With a view to being more specific, Figures 4 and 5 show an opening for a balcony, involving a plated frame (17) the same size as the opening, in order to ensure, on the one hand, that it serves as a pre-frame for mounting the aluminium work (18) that makes up the exterior wall itself, which is screwed onto the frame (17), and this frame is finally finished with a plate on the zone that juts out with respect to the carpentry (18), using the same material that has been used to line the general surface of the front wall. It can particularly be observed in Figure 4, how the frame (17) goes quite a distance into the interior, as far as the interior lining for the front wall, where it is provided with a suitable incut for fitting a drawer or splayed (19) for a shutter, if there happens to be one.

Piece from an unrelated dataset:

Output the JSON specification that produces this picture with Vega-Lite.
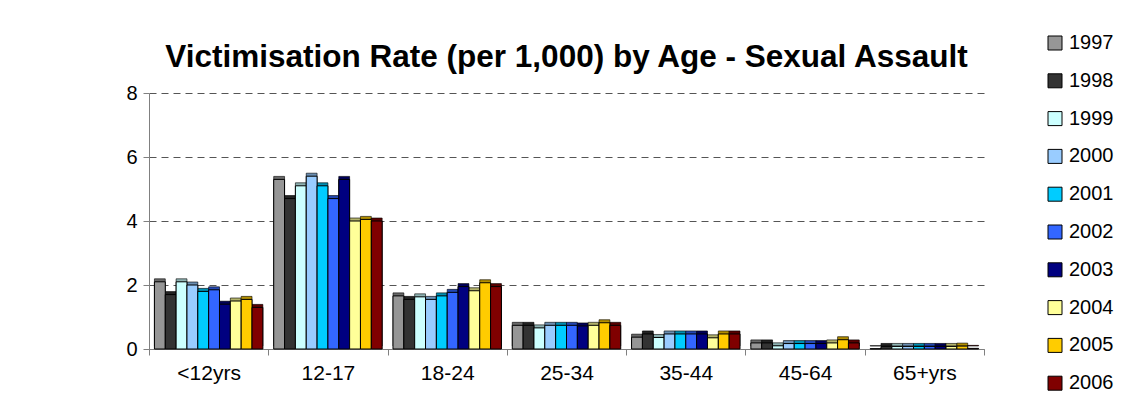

Going back to Figure 3, it can be seen how the ventilated chamber (8) makes it possible to lay service piping (16) of considerable width, such as the (20) ventilation pipe that, once they have run past the roof (21) undergo a double orthogonal inflection in such a way that their outlet (22) is facing downwards, thereby ensuring that water cannot flow in.

In cases such as the one shown in Figure 3, where the roofing does not take the form of a real roof because the front wall itself protrudes above the roofing forming an outer frame for the building, it is planned that the top of the front wall is capped with a coping or saddle element (23), also made of plating, in the form of an inverted " U", which is screwed to the grooved plates (1) or secured using any other conventional method that is considered suitable, and that is especially designed to be conducive to creating air movement inside the ventilated chamber.

The extraction pipes from the kitchens and similar pipes may be arranged in the same way as the ventilation pipes (20), so that the former do not have to cross the roof, which is what generally happens, so that there is not risk of filtering at slope interchanges that are difficult to deal with.